Although the Indian Prime Minister Narendra Modi was not in Phnom Penh himself, there are expectations that New Delhi will demonstrate strategic leadership in the Indo-Pacific, particularly to balance China’s territorial aggression in the South China Sea, and in economic cooperation, especially after India’s withdrawal from the Regional Comprehensive Economic Partnership (RCEP) in 2020. It is now time for India to match its rhetoric with action.

Is US running out of patience with India’s ‘own interest’ mantra over Russia?

Cambodia shows its mettle

Cambodia inherited chairmanship of Asean when the latter was beset with more problems than the previous year. With the Myanmar political and humanitarian crisis already rocking Asean’s boat, the grouping had to deal with a slew of other challenges too: the Russia-Ukraine war and the resulting issues of food and energy security as global supply chains were disrupted, increased cross-strait tension triggered by US House Speaker Nancy Pelosi’s August visit to Taiwan, and moves by the US and its allies to decouple from the Chinese economy.
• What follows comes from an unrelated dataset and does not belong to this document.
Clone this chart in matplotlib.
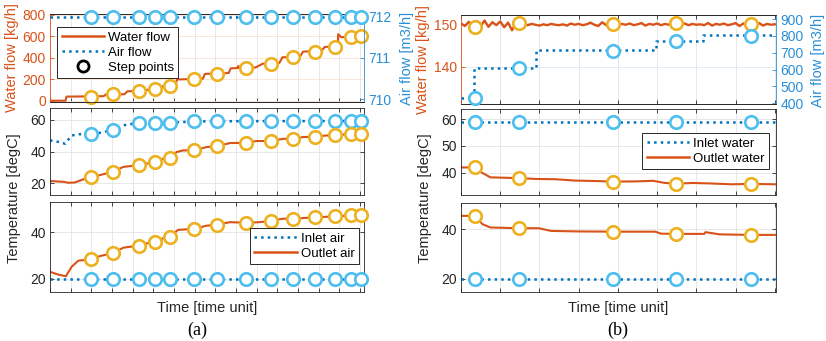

Here, Cambodia showed its mettle by being adept in managing great power rivalry. It engaged in and co-chaired two summits with the US despite poor bilateral relations and took the initiative to coax Myanmar back to the Asean family table. The unusually timely release of statements, including the Asean leaders’ decision on Myanmar, reflects Cambodia’s competence in managing tough negotiations. Critics who had expected to see a repeat of the 2012 chairmanship fiasco were sorely disappointed.

Russia’s Foreign Minister Sergey Lavrov during the Asean summit in Cambodia on November 13. Photo: via AFP

Can we expect Indonesia to step up?

Cambodia is passing the torch to Indonesia whose Chairmanship theme is a single tagline “Asean Matters: Epicentrum of Growth”. Jakarta’s previous leadership of Asean was transformational. In 2003, Jakarta pulled together Bali Concord III, transforming Asean into a structured regional organisation with three pillars of political-security, economic, and sociocultural cooperation. In 2011 it conducted “shuttle diplomacy” to mediate the land ownership dispute between Cambodia and Thailand over the Preah Vihear Temple.

Indeed, the expectations of Indonesia’s leadership – Asean’s biggest country – are exceptionally high at this critical juncture. Foreign Minister Retno Marsudi acknowledged in an interview intensified major power rivalry and Asean citizens’ demands for more tangible impacts. She said Asean needs to initiate significant reforms to stay relevant.

President Joko Widodo’s visit to Russia and Ukraine to try to broker peace and his administration’s G20 leadership have signalled a healthy appetite to take Asean to the next level. However, Indonesia has a full domestic agenda, and it remains unclear if Indonesia will step up to the plate when many before have failed. The Asean Chairmanship will probably be Jokowi’s last attempt to showcase good governance and foreign policy leadership before the country heads into general elections in 2024. All eyes will be on Jakarta come 2023.

Sharon Seah is senior fellow and coordinator of the Climate Change in Southeast Asia Programme and Asean Studies Centre at ISEAS – Yusof Ishak Institute. Joanne Lin is Co-coordinator at the ASEAN Studies Centre, ISEAS – Yusof Ishak Institute. Melinda Martinus is the Lead Researcher in Socio-cultural Affairs at the ASEAN Studies Centre, ISEAS – Yusof Ishak Institute. This article was originally published as “ASEAN’s Season of Summitry: More Hits or Misses?” on ISEAS – Yusof Ishak Institute’s commentary site, fulcrum.sg.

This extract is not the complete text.